Professor Examines Whether Universal Basic Income Could Ease COVID-19 Economic Woes
The COVID-19 pandemic has resulted in a loss of jobs and income for millions of Americans.
As the nation grapples with how to keep its economy afloat, one idea in particular is drawing increased attention, as is the University of La Verne professor who has extensively researched it.
An emergency universal basic income, or UBI, could ease some of the economic pain, said Soomi Lee, associate professor of public administration in the University of La Verne’s College of Business and Public Management.
“It’s a dual challenge, to flatten the curve and to stay home, but if you stay home you can’t make money,” said Lee, an economist, who studies and writes about UBI. “The only solution for me is to give (people) money to stay home.”
Universal basic income as a concept has existed for centuries and involves making periodic cash payments to all residents without any strings attached. Lee recently published an article in LSE US Centre, a blog of the London School of Economics that focuses on American politics and policy, in which she discusses why an emergency UBI makes sense as the U.S. copes with COVID-19.
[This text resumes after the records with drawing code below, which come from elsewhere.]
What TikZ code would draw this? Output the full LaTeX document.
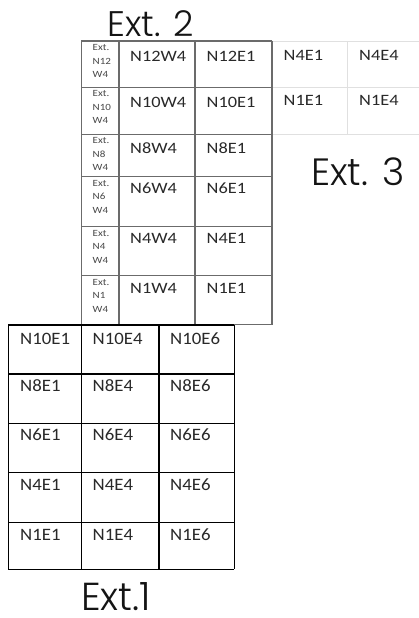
\documentclass[tikz,border=0pt]{standalone}
\usepackage{fontspec}
\newfontfamily\cellfontA[FakeStretch=1.16]{Carlito}
\newfontfamily\cellfontB[FakeStretch=1.08]{Carlito}
\newfontfamily\headfont{Poppins Light}
\begin{document}
\begin{tikzpicture}[x=1pt,y=-1pt,
  gridtwo/.style={draw=black!58,line width=1.4pt},
  gridone/.style={draw=black,line width=1.2pt},
  gridthree/.style={draw=black!12,line width=1pt},
  celltwo/.style={anchor=base west,inner sep=0pt,text=black!84,font=\cellfontA\fontsize{15.8}{16}\selectfont},
  cellone/.style={anchor=base west,inner sep=0pt,text=black!84,font=\cellfontB\fontsize{17.4}{18}\selectfont},
  tiny/.style={anchor=base west,inner sep=0pt,text=black!72,font=\cellfontA\fontsize{9.5}{10}\selectfont},
  heading/.style={anchor=base west,inner sep=0pt,text depth=0pt,text=black!92,font=\headfont}]
\useasboundingbox (0,0) rectangle (419,618);
\fill[white] (0,0) rectangle (419,618);

% Ext. 3 grid (light)
\draw[gridthree] (272,41.7) -- (419,41.7);
\draw[gridthree] (272,87.3) -- (419,87.3);
\draw[gridthree] (272,134) -- (419,134);
\draw[gridthree] (347.7,41.7) -- (347.7,134);

% Ext. 2 grid
\foreach \y in {41,87.3,134.3,176.7,226.7,275.7,324.5}
  \draw[gridtwo] (81.3,\y) -- (272,\y);
\foreach \x in {81.3,119,195,272}
  \draw[gridtwo] (\x,41) -- (\x,324.5);

% Ext. 1 grid
\foreach \y in {325,374,423.3,472.3,522.3,569.3}
  \draw[gridone] (8.3,\y) -- (234.3,\y);
\foreach \x in {8.3,81.7,159,234.3}
  \draw[gridone] (\x,325) -- (\x,569.3);

% headings
\node[heading,font=\headfont\fontsize{35.5}{36}\selectfont] (h2) at (107,36.7) {Ext. 2};
\node[heading,font=\headfont\fontsize{38}{40}\selectfont] (h3) at (311,185) {Ext. 3};
\node[heading,font=\headfont\fontsize{39}{41}\selectfont] (h1) at (81,610.5) {Ext.1};

% Ext. 2 small labels
\foreach \r/\t/\n in {41/N12/a,87.3/N10/b,134.3/N8/c,176.7/N6/d,226.7/N4/e,275.7/N1/f}{
  \node[tiny] (s1\n) at (92.5,\r+9.5) {Ext.};
  \node[tiny] (s2\n) at (92.5,\r+23) {\t};
  \node[tiny] (s3\n) at (92.5,\r+36.5) {W4};
}

% Ext. 2 cells
\node[celltwo] (w12) at (130,61.3) {N12W4};
\node[celltwo] (e12) at (206.5,61.3) {N12E1};
\node[celltwo] (w10) at (130,107) {N10W4};
\node[celltwo] (e10) at (206.5,107) {N10E1};
\node[celltwo] (w8) at (130,153.6) {N8W4};
\node[celltwo] (e8) at (206.5,153.6) {N8E1};
\node[celltwo] (w6) at (130,193.5) {N6W4};
\node[celltwo] (e6) at (206.5,193.5) {N6E1};
\node[celltwo] (w4) at (130,243.6) {N4W4};
\node[celltwo] (e4) at (206.5,243.6) {N4E1};
\node[celltwo] (w1) at (130,293) {N1W4};
\node[celltwo] (e1) at (206.5,293) {N1E1};

% Ext. 3 cells
\node[celltwo] (t4a) at (283.5,60.7) {N4E1};
\node[celltwo] (t4b) at (359,60.7) {N4E4};
\node[celltwo] (t1a) at (283.5,105.3) {N1E1};
\node[celltwo] (t1b) at (359,105.3) {N1E4};

% Ext. 1 cells
\foreach \r/\b/\n in {N10/344.3/a,N8/391/b,N6/440.3/c,N4/490.3/d,N1/540.3/e}{
  \node[cellone] (o1\n) at (20,\b) {\r E1};
  \node[cellone] (o4\n) at (92.5,\b) {\r E4};
  \node[cellone] (o6\n) at (170,\b) {\r E6};
}
\end{tikzpicture}
\end{document}
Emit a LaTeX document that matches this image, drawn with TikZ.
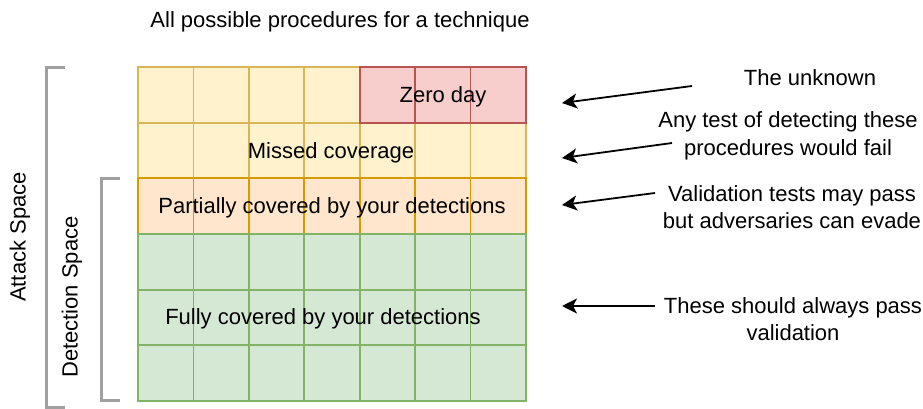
\documentclass[tikz,border=0pt]{standalone}
\usepackage{fontspec}
\setmainfont{Liberation Sans}
\usetikzlibrary{arrows.meta}
\definecolor{yfill}{HTML}{FFF2CC}
\definecolor{ydraw}{HTML}{D6B656}
\definecolor{rfill}{HTML}{F8CECC}
\definecolor{rdraw}{HTML}{B85450}
\definecolor{ofill}{HTML}{FFE6CC}
\definecolor{odraw}{HTML}{D79B00}
\definecolor{gfill}{HTML}{D5E8D4}
\definecolor{gdraw}{HTML}{82B366}
\definecolor{brk}{HTML}{A0A0A0}
\begin{document}
\begin{tikzpicture}[x=1pt,y=-1pt,
  lbl/.style={font=\fontsize{22}{27.5}\selectfont, inner sep=0pt, align=center, text=black},
  cellbox/.style={line width=1.8pt, line join=miter},
  bracket/.style={draw=brk, line width=3pt, line join=miter},
  pointer/.style={draw=black, line width=1.8pt, -{Stealth[length=15pt,width=15pt,inset=4pt]}}]
\useasboundingbox (0,0) rectangle (923,409);
\def\cw{55.4286}
\def\ch{55.6667}
% row 0 yellow part and row 1
\foreach \r/\c in {0/0,0/1,0/2,0/3,1/0,1/1,1/2,1/3,1/4,1/5,1/6}
  \draw[cellbox, fill=yfill, draw=ydraw] (138+\c*\cw, 67+\r*\ch) rectangle +(\cw,\ch);
% zero day cells
\foreach \c in {4,5,6}
  \draw[cellbox, fill=rfill, draw=rdraw] (138+\c*\cw, 67) rectangle +(\cw,\ch);
% partially covered row
\foreach \c in {0,...,6}
  \draw[cellbox, fill=ofill, draw=odraw] (138+\c*\cw, 67+2*\ch) rectangle +(\cw,\ch);
% fully covered rows
\foreach \r in {3,4,5}
  \foreach \c in {0,...,6}
    \draw[cellbox, fill=gfill, draw=gdraw] (138+\c*\cw, 67+\r*\ch) rectangle +(\cw,\ch);

% texts in grid
\node[lbl] (zero) at (443,97) {Zero day};
\node[lbl] (missed) at (331,153) {Missed coverage};
\node[lbl] (partial) at (332,207.5) {Partially covered by your detections};
\node[lbl] (fully) at (323,318.5) {Fully covered by your detections};

% title
\node[lbl] (title) at (340,22) {All possible procedures for a technique};

% brackets
\draw[bracket] (65,68) -- (46,68) -- (46,407) -- (65,407);
\draw[bracket] (120,178) -- (101,178) -- (101,400) -- (120,400);
\node[lbl, rotate=90] (attack) at (20,237) {Attack Space};
\node[lbl, rotate=90] (detect) at (72,297) {Detection Space};

% right-hand notes
\node[lbl] (unknown) at (810,78) {The unknown};
\node[lbl] (fail) at (788,136) {Any test of detecting these\\procedures would fail};
\node[lbl] (evade) at (792,207) {Validation tests may pass\\but adversaries can evade};
\node[lbl] (pass) at (793,319) {These should always pass\\validation};

% arrows
\coordinate (t1) at (692,86);  \coordinate (h1) at (562,103);
\coordinate (t2) at (672,143); \coordinate (h2) at (562,158);
\coordinate (t3) at (655,193); \coordinate (h3) at (562,205);
\coordinate (t4) at (655,306); \coordinate (h4) at (562,306);
\draw[pointer] (t1) -- (h1);
\draw[pointer] (t2) -- (h2);
\draw[pointer] (t3) -- (h3);
\draw[pointer] (t4) -- (h4);
\end{tikzpicture}
\end{document}
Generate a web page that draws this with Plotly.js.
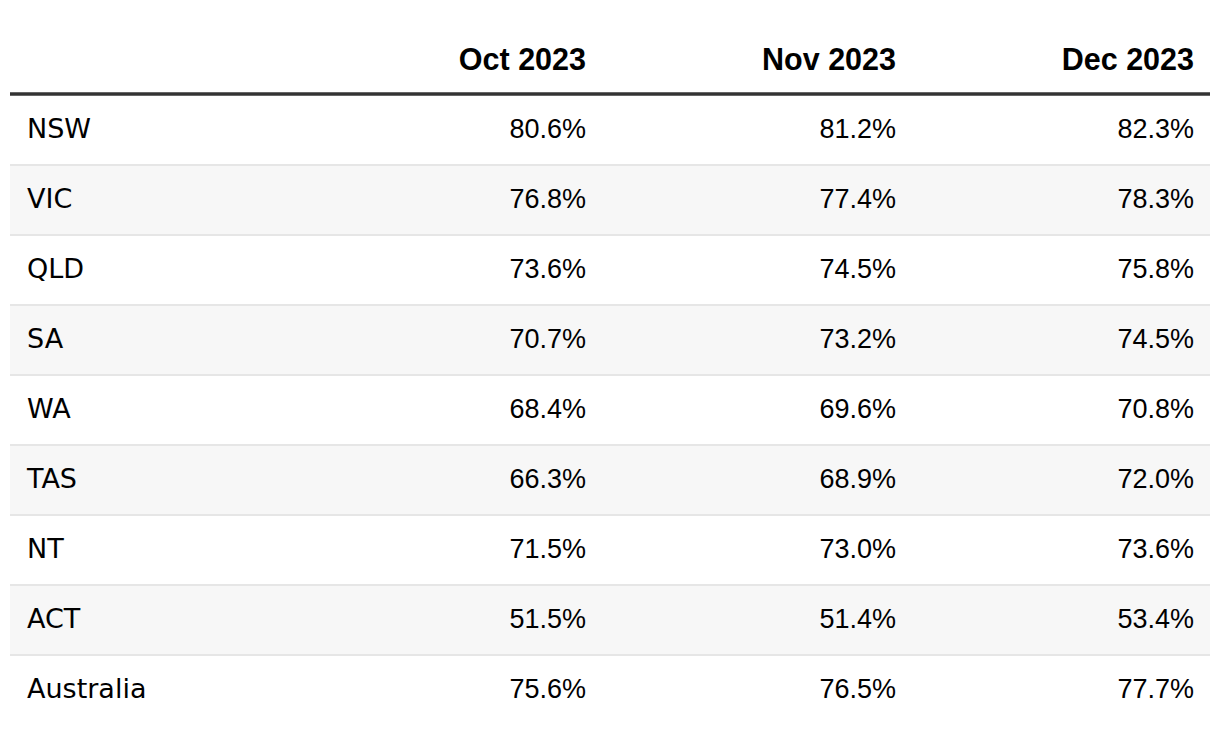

When people are struggling financially, an emergency UBI could provide some economic relief relatively quickly, certainly faster than applying for unemployment benefits, Lee said
UBI would also help people who are part of the labor force but who are ineligible for unemployment benefits, such as ride-sharing drivers and others working in the gig economy, she said.
The concept of issuing such stipends to members of the public gained popularity in the 1960s and the 1970s, but never really caught on until recently.
In the mid-1970s, Alaska established the Alaska Permanent Fund, which resulted in residents of the state receiving an annual disbursement at the end of each year, Lee said.
“The Alaska Permanent Fund is the purest form close to UBI” in place currently, Lee said.
UBI is controversial. Some oppose it because they believe it will deter people from looking for jobs, she said. Others are opposed to the idea of issuing payments across the board, including to those without financial need.
In March, congress approved the CARES Act 2020, legislation that included funding to be distributed in the form of one-time stimulus checks to the public.
The one-time checks are useful, but the U.S. economy may need more help, Lee said. The economic impact of the COVID-19 pandemic now is bigger than the Great Depression and nobody knows how long this pandemic will last or what new calamities will arise and threaten the economy in the future, so it may be time to consider a permanent UBI, she said.
“With climate change, we should not consider this COVID-19 a once-in-a-lifetime event,” Lee said.
Jack Meek, professor of public administration and director of the Center for Research at the University of La Verne, said Lee’s expertise in
UBI has not only become especially timely in light of the pandemic, but also highlights what distinguishes her as a professor.
“She’s an economist who brings an analytic approach and a human element,” Meek said. “She is always thinking about the best way to use the tools of economics to improve the well-being of everyone.”